BRIEF:
Begin with the first line of the material and write out each line exactly, ending with the line that contains "import plotly.graph_objects as go". Pictures are not part of the copy.

RAW DATA:

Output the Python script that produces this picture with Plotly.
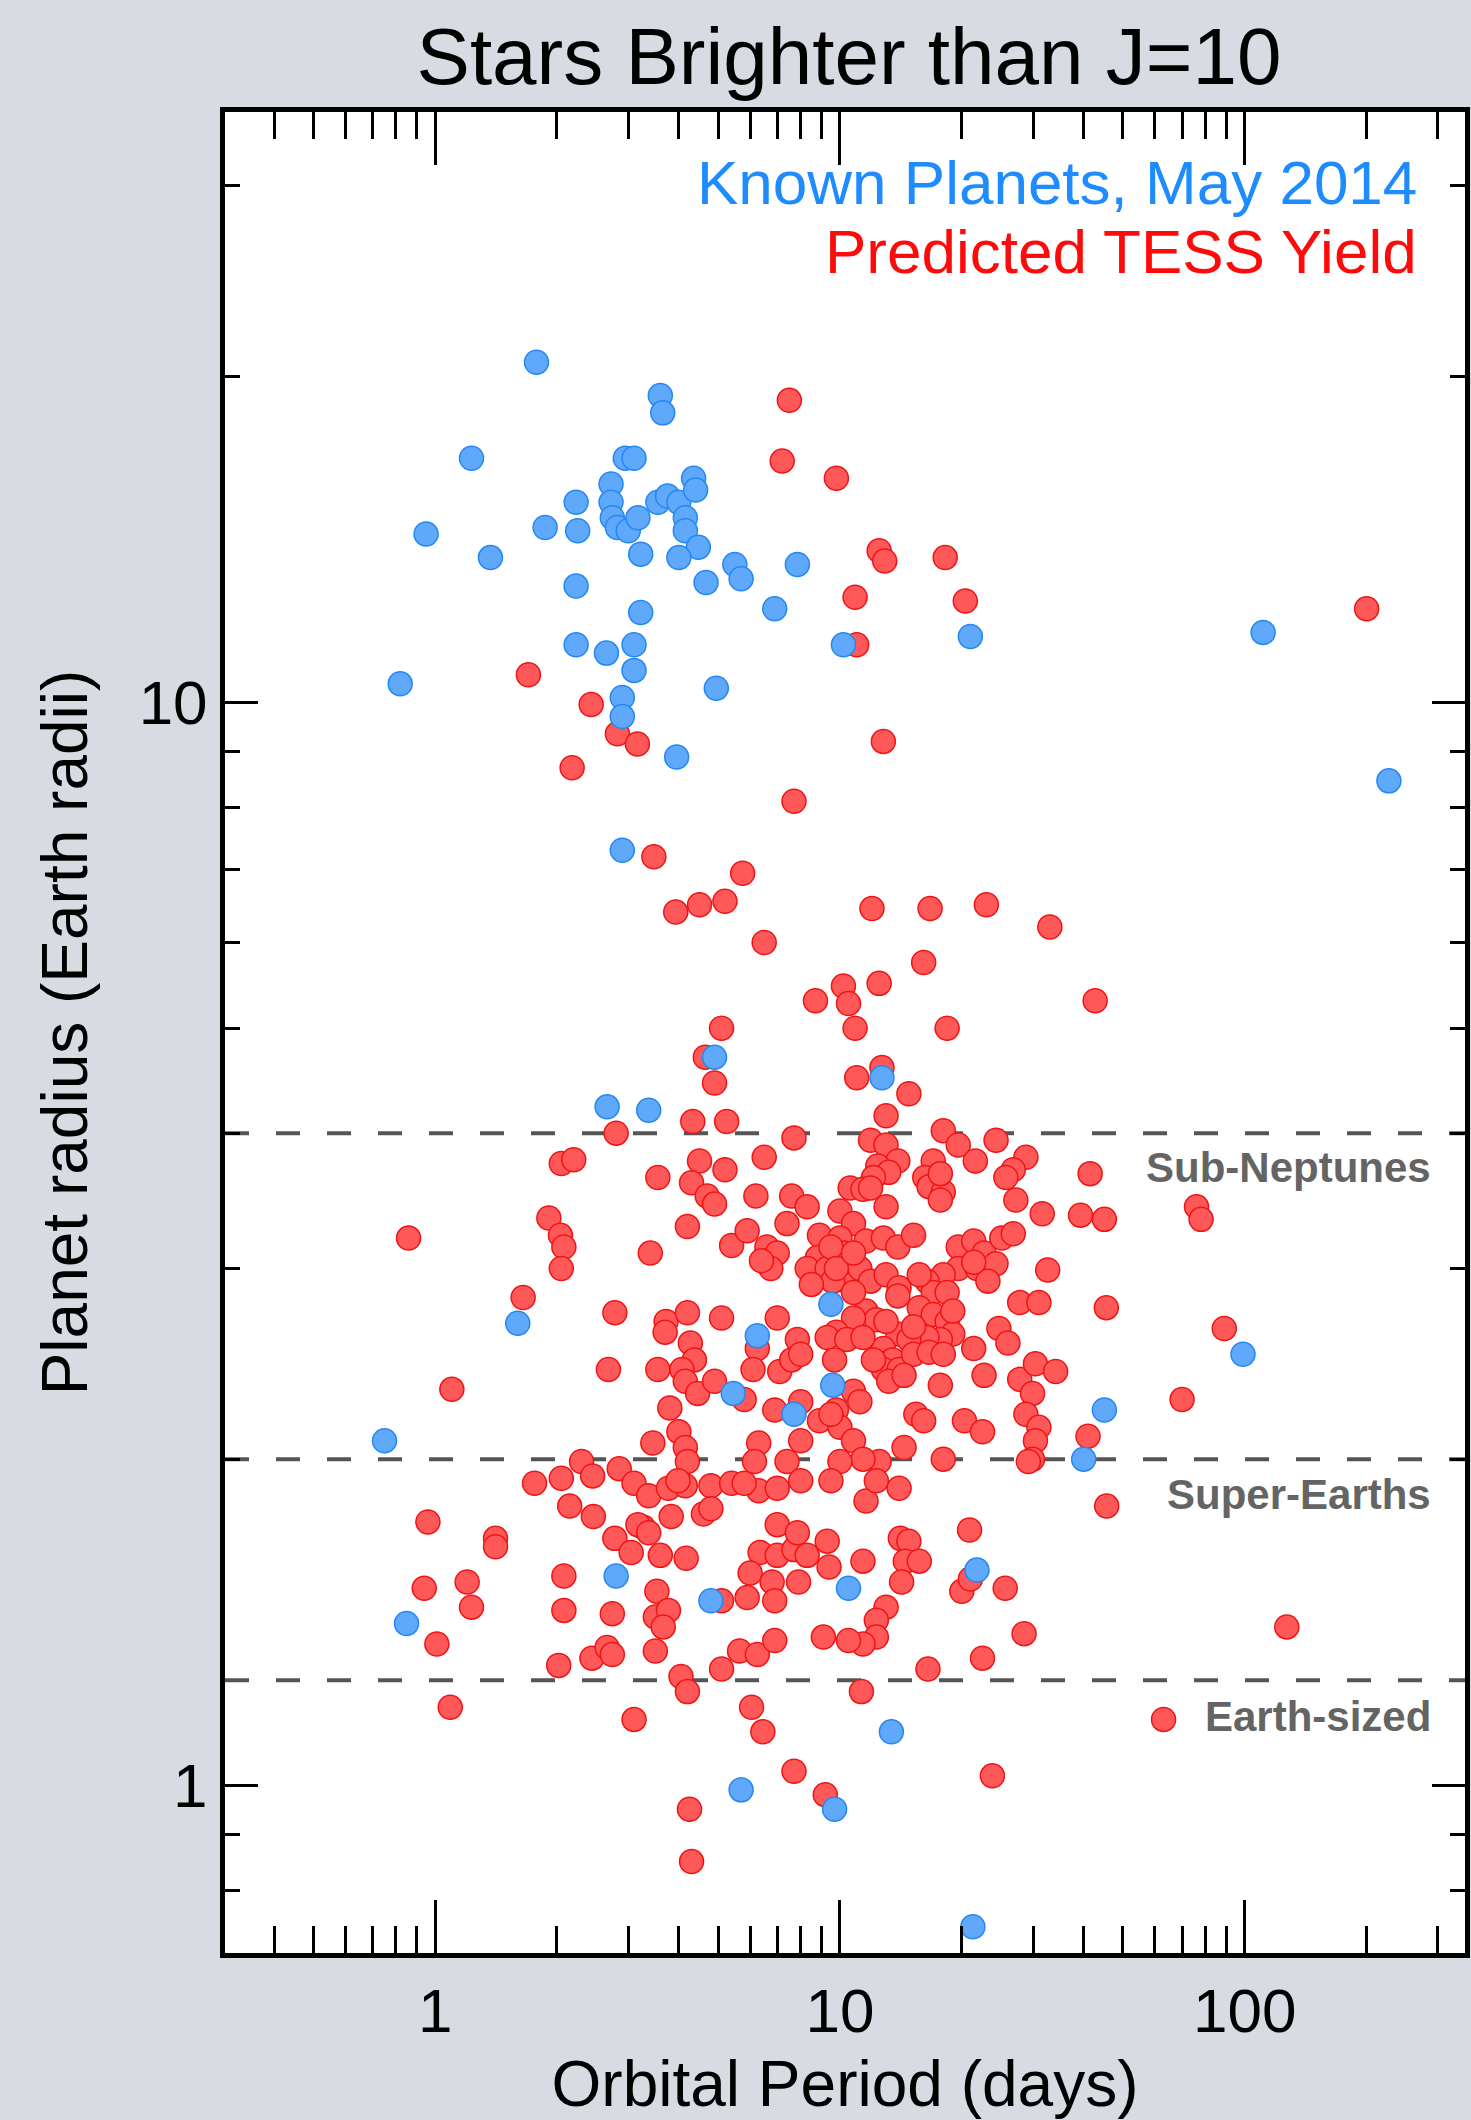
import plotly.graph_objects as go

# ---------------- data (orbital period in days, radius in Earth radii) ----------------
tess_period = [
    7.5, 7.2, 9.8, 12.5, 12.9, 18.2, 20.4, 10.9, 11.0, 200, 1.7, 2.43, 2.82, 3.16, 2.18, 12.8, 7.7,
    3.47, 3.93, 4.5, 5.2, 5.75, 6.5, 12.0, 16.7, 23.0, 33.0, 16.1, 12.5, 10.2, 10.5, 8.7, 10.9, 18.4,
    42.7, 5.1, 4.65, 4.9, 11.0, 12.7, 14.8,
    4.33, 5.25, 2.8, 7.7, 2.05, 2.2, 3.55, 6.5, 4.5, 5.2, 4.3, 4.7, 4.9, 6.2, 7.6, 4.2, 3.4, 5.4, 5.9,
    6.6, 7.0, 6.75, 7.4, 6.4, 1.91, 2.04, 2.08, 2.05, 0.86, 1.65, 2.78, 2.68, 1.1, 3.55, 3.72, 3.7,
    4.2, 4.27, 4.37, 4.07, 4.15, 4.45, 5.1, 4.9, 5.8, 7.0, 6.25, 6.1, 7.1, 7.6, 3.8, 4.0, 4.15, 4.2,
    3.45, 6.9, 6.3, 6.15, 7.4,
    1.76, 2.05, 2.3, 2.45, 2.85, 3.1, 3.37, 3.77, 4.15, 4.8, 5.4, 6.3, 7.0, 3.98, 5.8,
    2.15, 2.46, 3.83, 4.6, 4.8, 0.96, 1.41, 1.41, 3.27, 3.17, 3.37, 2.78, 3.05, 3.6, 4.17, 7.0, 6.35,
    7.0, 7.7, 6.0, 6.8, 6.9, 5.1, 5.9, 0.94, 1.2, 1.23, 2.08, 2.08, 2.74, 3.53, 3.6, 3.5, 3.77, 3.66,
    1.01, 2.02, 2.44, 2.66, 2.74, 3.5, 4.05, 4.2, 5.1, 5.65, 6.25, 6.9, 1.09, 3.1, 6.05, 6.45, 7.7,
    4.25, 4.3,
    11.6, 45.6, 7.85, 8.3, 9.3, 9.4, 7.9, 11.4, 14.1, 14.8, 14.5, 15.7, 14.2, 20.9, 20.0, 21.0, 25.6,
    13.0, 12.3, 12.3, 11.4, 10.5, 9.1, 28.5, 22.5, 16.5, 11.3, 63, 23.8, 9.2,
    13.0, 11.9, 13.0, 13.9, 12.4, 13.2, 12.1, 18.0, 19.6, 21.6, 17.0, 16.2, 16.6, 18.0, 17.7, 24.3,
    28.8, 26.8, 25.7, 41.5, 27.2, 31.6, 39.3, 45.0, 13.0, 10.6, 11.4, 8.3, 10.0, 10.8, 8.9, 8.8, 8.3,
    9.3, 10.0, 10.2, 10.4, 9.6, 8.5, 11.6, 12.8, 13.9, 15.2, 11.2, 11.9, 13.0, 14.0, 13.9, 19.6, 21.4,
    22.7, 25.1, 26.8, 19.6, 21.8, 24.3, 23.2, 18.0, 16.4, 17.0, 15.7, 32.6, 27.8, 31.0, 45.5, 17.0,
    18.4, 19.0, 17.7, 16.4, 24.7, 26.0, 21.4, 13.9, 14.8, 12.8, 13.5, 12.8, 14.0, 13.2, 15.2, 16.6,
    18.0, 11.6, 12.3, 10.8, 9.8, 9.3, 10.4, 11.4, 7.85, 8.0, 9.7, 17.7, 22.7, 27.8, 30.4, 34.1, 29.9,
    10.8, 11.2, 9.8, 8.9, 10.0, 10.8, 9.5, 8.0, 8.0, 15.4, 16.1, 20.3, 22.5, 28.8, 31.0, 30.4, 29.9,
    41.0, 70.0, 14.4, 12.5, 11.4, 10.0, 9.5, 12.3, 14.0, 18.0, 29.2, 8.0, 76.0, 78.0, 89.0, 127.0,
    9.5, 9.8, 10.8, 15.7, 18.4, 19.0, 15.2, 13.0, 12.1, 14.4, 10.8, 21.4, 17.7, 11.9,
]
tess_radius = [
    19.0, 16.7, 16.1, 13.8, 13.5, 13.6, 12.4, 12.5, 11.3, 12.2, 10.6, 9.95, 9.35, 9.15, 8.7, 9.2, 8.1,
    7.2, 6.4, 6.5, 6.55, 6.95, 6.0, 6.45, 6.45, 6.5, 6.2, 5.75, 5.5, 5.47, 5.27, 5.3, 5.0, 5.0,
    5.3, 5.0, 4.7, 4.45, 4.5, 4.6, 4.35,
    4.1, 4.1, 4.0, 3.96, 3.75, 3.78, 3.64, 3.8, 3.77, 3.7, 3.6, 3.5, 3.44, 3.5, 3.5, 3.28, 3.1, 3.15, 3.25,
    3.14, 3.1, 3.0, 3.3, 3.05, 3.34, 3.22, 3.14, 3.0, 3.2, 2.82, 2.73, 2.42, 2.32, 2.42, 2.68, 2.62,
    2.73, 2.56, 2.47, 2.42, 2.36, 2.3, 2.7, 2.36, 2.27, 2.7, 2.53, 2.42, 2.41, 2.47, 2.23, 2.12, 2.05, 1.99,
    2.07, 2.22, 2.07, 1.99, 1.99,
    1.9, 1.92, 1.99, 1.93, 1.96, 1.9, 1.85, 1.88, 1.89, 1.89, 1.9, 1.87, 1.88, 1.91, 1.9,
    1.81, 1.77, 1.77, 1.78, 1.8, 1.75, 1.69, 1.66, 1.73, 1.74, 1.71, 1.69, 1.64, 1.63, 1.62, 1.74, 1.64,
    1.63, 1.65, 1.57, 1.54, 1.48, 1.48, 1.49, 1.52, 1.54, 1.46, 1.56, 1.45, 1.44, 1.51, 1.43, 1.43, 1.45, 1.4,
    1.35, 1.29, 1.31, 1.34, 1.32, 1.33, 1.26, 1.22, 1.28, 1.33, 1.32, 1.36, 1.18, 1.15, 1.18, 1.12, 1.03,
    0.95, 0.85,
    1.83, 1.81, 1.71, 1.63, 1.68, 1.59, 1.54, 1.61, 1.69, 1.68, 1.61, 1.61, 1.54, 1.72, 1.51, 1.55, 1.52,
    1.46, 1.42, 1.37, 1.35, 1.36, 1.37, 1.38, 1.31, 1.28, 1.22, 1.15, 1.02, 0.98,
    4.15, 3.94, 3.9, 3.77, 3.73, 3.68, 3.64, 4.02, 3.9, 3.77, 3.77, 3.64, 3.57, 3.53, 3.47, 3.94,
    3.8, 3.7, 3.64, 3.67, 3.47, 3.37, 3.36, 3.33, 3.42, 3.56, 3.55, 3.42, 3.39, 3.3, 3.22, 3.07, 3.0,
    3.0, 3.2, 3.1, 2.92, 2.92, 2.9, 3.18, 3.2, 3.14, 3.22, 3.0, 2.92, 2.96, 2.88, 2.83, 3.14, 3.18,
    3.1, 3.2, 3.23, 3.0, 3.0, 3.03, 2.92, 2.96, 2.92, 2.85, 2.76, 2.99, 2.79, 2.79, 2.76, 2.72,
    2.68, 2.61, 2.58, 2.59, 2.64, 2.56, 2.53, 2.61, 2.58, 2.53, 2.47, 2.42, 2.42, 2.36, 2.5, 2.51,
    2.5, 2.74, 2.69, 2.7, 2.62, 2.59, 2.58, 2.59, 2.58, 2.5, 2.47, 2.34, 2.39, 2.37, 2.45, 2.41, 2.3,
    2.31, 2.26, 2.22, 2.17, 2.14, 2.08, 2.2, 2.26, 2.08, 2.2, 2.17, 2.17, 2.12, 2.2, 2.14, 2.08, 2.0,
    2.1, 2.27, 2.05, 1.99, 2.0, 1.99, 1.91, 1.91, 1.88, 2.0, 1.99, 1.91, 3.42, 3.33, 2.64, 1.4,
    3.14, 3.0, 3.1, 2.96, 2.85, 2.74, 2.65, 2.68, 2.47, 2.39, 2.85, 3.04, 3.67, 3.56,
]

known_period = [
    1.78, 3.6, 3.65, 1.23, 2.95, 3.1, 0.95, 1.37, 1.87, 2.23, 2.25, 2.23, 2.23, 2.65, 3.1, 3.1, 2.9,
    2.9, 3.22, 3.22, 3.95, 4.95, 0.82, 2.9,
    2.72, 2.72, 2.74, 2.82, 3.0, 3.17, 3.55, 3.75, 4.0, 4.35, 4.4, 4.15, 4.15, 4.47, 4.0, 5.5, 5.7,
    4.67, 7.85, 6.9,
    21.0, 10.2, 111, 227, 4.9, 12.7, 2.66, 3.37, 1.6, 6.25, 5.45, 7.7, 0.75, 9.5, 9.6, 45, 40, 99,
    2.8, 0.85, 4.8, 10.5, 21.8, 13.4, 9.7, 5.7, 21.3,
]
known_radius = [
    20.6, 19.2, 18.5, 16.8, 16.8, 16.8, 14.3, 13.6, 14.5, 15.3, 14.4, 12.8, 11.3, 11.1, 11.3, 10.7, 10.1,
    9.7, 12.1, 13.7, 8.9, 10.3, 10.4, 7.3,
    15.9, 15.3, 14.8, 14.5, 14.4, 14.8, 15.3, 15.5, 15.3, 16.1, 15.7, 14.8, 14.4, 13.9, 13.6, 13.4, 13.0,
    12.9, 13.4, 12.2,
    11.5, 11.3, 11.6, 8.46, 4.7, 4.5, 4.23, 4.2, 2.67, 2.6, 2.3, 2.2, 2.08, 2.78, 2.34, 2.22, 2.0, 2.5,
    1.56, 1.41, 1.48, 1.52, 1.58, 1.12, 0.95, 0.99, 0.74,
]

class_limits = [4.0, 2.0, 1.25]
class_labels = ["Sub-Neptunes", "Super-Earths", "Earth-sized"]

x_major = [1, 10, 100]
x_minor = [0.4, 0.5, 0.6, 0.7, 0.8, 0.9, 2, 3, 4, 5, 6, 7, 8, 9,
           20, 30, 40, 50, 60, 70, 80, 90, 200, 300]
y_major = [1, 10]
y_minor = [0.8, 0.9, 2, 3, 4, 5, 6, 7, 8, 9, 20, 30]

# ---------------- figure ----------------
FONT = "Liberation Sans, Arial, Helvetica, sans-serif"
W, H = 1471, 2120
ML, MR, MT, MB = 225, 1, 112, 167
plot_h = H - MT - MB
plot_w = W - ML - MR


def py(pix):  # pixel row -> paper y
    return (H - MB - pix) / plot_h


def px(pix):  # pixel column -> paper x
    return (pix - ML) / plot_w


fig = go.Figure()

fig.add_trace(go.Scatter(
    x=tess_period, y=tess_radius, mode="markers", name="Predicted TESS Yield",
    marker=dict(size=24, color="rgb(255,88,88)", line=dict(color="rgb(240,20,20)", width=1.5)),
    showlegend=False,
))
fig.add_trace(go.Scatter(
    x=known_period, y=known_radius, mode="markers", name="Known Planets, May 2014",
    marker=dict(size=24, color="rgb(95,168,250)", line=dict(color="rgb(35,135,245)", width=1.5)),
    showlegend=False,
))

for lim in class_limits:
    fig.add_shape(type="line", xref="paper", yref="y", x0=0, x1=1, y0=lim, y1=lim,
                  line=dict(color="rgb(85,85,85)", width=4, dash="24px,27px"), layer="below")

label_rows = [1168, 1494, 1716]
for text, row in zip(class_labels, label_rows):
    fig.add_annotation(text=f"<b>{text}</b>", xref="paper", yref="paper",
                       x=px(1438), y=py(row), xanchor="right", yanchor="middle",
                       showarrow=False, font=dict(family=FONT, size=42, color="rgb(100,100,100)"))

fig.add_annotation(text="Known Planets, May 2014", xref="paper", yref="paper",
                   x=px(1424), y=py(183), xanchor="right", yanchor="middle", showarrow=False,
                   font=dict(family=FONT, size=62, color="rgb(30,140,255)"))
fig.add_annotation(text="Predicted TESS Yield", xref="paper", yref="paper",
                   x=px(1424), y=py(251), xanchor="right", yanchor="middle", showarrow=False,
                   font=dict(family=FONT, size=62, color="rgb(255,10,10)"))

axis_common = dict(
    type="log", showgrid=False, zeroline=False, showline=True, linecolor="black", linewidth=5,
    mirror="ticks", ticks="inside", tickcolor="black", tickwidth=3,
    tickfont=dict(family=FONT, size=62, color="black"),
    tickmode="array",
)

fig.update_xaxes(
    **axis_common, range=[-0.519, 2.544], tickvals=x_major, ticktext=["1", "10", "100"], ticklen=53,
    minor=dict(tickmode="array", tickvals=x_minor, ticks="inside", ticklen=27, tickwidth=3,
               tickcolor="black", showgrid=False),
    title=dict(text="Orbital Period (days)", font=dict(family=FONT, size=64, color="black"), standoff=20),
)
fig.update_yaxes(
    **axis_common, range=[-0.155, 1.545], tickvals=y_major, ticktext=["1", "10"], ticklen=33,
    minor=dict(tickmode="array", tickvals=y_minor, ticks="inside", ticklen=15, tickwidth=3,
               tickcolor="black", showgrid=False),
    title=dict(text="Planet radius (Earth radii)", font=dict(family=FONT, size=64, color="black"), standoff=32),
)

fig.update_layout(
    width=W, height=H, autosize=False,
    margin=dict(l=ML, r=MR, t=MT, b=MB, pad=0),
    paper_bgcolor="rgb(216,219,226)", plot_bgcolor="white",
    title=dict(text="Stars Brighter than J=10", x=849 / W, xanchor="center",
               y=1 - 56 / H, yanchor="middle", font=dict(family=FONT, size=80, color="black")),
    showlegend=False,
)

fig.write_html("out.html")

FINISHED ANSWER:
Output the Python script that produces this picture with Plotly.
import plotly.graph_objects as go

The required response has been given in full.